There is a low-key, somewhat sparse feel to The Passenger, director Carter Smith’s (The Ruins, Midnight Kiss) engaging and thought-provoking hostage thriller. With Blumhouse behind this film, one might expect equal amounts of grit and action. There’s plenty of the former, less of the latter. The script, penned by Jack Stanley (Lou), delivers a major blow in the film’s first 20 minutes, then eases back, becoming a hostage thriller that slowly builds to its final moments, offering plenty of twists in between.
Kyle Gallner and Johnny Berchtold headline the film playing two characters dealing with past traumas in different ways. Gallner is Benson, a tightly wound burger shack employee who loses it one morning. The ripple effects of his actions send the film into deeply disturbing psychological waters where these two very different characters ultimately must both confront their troubling pasts.
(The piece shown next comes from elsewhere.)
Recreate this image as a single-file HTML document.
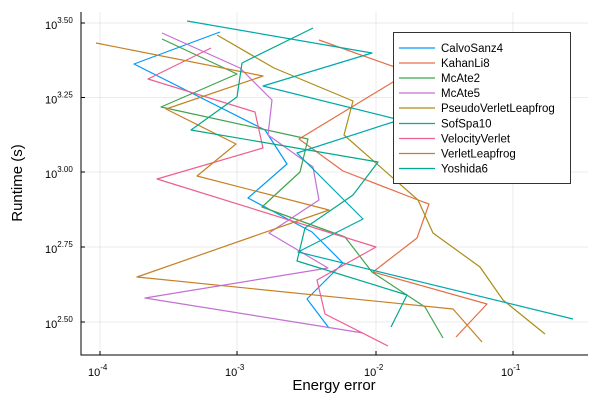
<!DOCTYPE html>
<html><head><meta charset="utf-8"><style>
html,body{margin:0;padding:0;background:#fff}
svg{display:block;font-family:"Liberation Sans","DejaVu Sans",sans-serif}
</style></head><body>
<svg width="600" height="400" viewBox="0 0 600 400" xmlns="http://www.w3.org/2000/svg">
<rect width="600" height="400" fill="#fff"/>
<g stroke="#000" stroke-opacity="0.08" stroke-width="1">
<line x1="100" y1="12" x2="100" y2="355"/>
<line x1="237" y1="12" x2="237" y2="355"/>
<line x1="376" y1="12" x2="376" y2="355"/>
<line x1="513" y1="12" x2="513" y2="355"/>
<line x1="81" y1="23" x2="588" y2="23"/>
<line x1="81" y1="97.5" x2="588" y2="97.5"/>
<line x1="81" y1="172" x2="588" y2="172"/>
<line x1="81" y1="247" x2="588" y2="247"/>
<line x1="81" y1="322" x2="588" y2="322"/>
</g>
<g fill="none" stroke-width="1.2" stroke-linejoin="round">
<polyline stroke="#009AFA" points="220,32 134,64 265,130 287,164 248,198 312,232 343,263 307,299 329,328"/>
<polyline stroke="#E36F47" points="319,40 420,76 420,76 393,82 299,139 343,171 418,200 429,204 417,238 373,272 487,304 456,337"/>
<polyline stroke="#3EA44E" points="162,39 237,74 161,107 308,139 300,172 262,207 345,237 372,272 425,307 443,338"/>
<polyline stroke="#C371D2" points="162,33 240,68 272,100 268,135 313,167 319,200 269,233 328,268 145,298 363,333"/>
<polyline stroke="#AC8D18" points="217,35 274,68 353,101 344,135 418,200 433,233 480,267 503,300 545,334"/>
<polyline stroke="#00A9AD" points="187,21 372,53 263,86 400,120 393,122 297,153 363,219 298,252 573,319"/>
<polyline stroke="#ED5E93" points="211,48 148,79 255,112 263,148 157,179 376,247 317,280 325,314 388,346"/>
<polyline stroke="#C68125" points="96,43 263,76 166,109 236,144 197,176 329,210 137,277 453,309 482,342"/>
<polyline stroke="#00A98D" points="313,28 242,63 237,97 191,130 378,162 353,195 305,228 297,261 407,295 391,327"/>
</g>
<g stroke="#000" stroke-width="1">
<line x1="81" y1="12" x2="81" y2="355.5"/>
<line x1="80.5" y1="355" x2="588" y2="355"/>
<line x1="100" y1="355" x2="100" y2="351"/>
<line x1="237" y1="355" x2="237" y2="351"/>
<line x1="376" y1="355" x2="376" y2="351"/>
<line x1="513" y1="355" x2="513" y2="351"/>
<line x1="81" y1="23" x2="85" y2="23"/>
<line x1="81" y1="97.5" x2="85" y2="97.5"/>
<line x1="81" y1="172" x2="85" y2="172"/>
<line x1="81" y1="247" x2="85" y2="247"/>
<line x1="81" y1="322" x2="85" y2="322"/>
</g>
<g font-size="11" fill="#000">
<text x="88" y="376">10<tspan font-size="8" dy="-6">-4</tspan></text>
<text x="225" y="376">10<tspan font-size="8" dy="-6">-3</tspan></text>
<text x="364" y="376">10<tspan font-size="8" dy="-6">-2</tspan></text>
<text x="501" y="376">10<tspan font-size="8" dy="-6">-1</tspan></text>
<text x="45" y="29">10<tspan font-size="8" dy="-6">3.50</tspan></text>
<text x="45" y="103.5">10<tspan font-size="8" dy="-6">3.25</tspan></text>
<text x="45" y="178">10<tspan font-size="8" dy="-6">3.00</tspan></text>
<text x="45" y="253">10<tspan font-size="8" dy="-6">2.75</tspan></text>
<text x="45" y="328">10<tspan font-size="8" dy="-6">2.50</tspan></text>
</g>
<text x="334" y="390" font-size="15" text-anchor="middle">Energy error</text>
<text x="0" y="0" font-size="15" text-anchor="middle" transform="translate(22,183) rotate(-90)">Runtime (s)</text>
<rect x="393.5" y="32.5" width="177" height="151" fill="#fff" stroke="#333" stroke-width="1"/>
<g stroke-width="1.2">
<line x1="399" y1="48" x2="435" y2="48" stroke="#009AFA"/>
<line x1="399" y1="63" x2="435" y2="63" stroke="#E36F47"/>
<line x1="399" y1="78" x2="435" y2="78" stroke="#3EA44E"/>
<line x1="399" y1="93" x2="435" y2="93" stroke="#C371D2"/>
<line x1="399" y1="108" x2="435" y2="108" stroke="#AC8D18"/>
<line x1="399" y1="123.5" x2="435" y2="123.5" stroke="#00A9AD"/>
<line x1="399" y1="138.5" x2="435" y2="138.5" stroke="#ED5E93"/>
<line x1="399" y1="153.5" x2="435" y2="153.5" stroke="#C68125"/>
<line x1="399" y1="168.5" x2="435" y2="168.5" stroke="#00A98D"/>
</g>
<g font-size="11.5" fill="#000">
<text x="441" y="52">CalvoSanz4</text>
<text x="441" y="67">KahanLi8</text>
<text x="441" y="82">McAte2</text>
<text x="441" y="97">McAte5</text>
<text x="441" y="112">PseudoVerletLeapfrog</text>
<text x="441" y="127.5">SofSpa10</text>
<text x="441" y="142.5">VelocityVerlet</text>
<text x="441" y="157.5">VerletLeapfrog</text>
<text x="441" y="172.5">Yoshida6</text>
</g>
</svg>
</body></html>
It’s High Stakes All the Way
Director Carter Smith establishes the tension early on in The Passenger. Randy (Berchtold) arrives at the burger joint he works at. He gets pulled aside by the manager who suggests Randy could nab a manager spot at another store. Randy is intrigued. He’s a shy fella, perhaps too attached to his mother. He’s not all that in sync with his coworkers, either. Chris (Matthew Laureano) is a toxic alpha male prone to bullying. Coworker Jess (Jordan Sherley) loves to flirt with Chris. Then there’s Benson, off to the side, mopping the floors.
It’s just another typical morning before opening, until Chris’ bullying goes a bit too far. Something about Chris’s interchange with Randy triggers Benson, who calmly sets about remedying the situation. A triple murder later — bloody, gruesome, very Blumhouse — and Benson spares Randy’s life, opting to take him hostage to nowhere.
It’s here where Joe Stanley’s script weaves in an intense underlayer to the story as Benson begins grilling Randy about his life. Meanwhile, Randy, emotionally frail, succumbs to another kind of bully, feeling powerless. It’s a feeling he’s grown used to, and as this offbeat road trip rolls along, it’s Benson that insists Randy deal with some of his past traumas, the most significant of which centers around a horrible accident that involved his teacher when he was in grade school. Randy isn’t all that into this brand of turbo therapy, but with a gun pointing at him and Benson barking out orders, he succumbs.
The Actors Drive The Passenger
The Passenger pivots when Benson and Randy return to Randy’s grade school in an attempt to find Randy’s former teacher. There is a required suspension of logic that follows as to how they get the teacher’s address — and on a Saturday morning no less — but this sojourn takes yet another dark turn when Benson cannot control his anger. What ultimately follows delivers another tragedy and sets the film venturing off to its second half, where Randy, feeling as if he has no leverage, must find the courage he’s so long to have.
Lisa Weil (The Cleaning Lady, How To Get Away With Murder) arrives more than midway through the film, playing Randy’s former teacher, Miss Beard. It’s here Randy shakily confronts one of the biggest traumas of his childhood. But even in doing so, Benson isn’t all that satisfied. Randy is doing everything Benson ought to be doing. Maybe that realization fuels Benson’s inner fire all the more.
Performance wise, director Carter Smith’s film is in great hands. Kyle Gallner broods well; you forget the actor knows how to smile. In watching The Passenger, it’s clear that he’s on the path to landing an Oscar someday. From Smile to Scream 5 to the recent indie film, Mother, May I?, Gallner effective captures the gritty depths of unresolved grief and trauma. Johnny Berchtold delivers a fine turn as timid Randy. You may have caught this fine actor in supporting roles in Gaslit and Tiny Beautiful Things. He’s exceptional here, and with a relatable presence.
As for the film’s final 15 minutes, it ultimately becomes a desperate grasp for control between Benson, Randy, and, in some ways, Miss Beard. What ultimately becomes fascinating to watch — aside from how well this director establishes great tension throughout — is how each of these characters dealt with their past trauma. It’s a clever creative kaleidoscope to spin around in. So, stay buckled in. The Passenger takes you on an unpredictable thrill ride.
The Passenger will be available on digital and on demand Aug. 4, and will hit MGM+ later this year.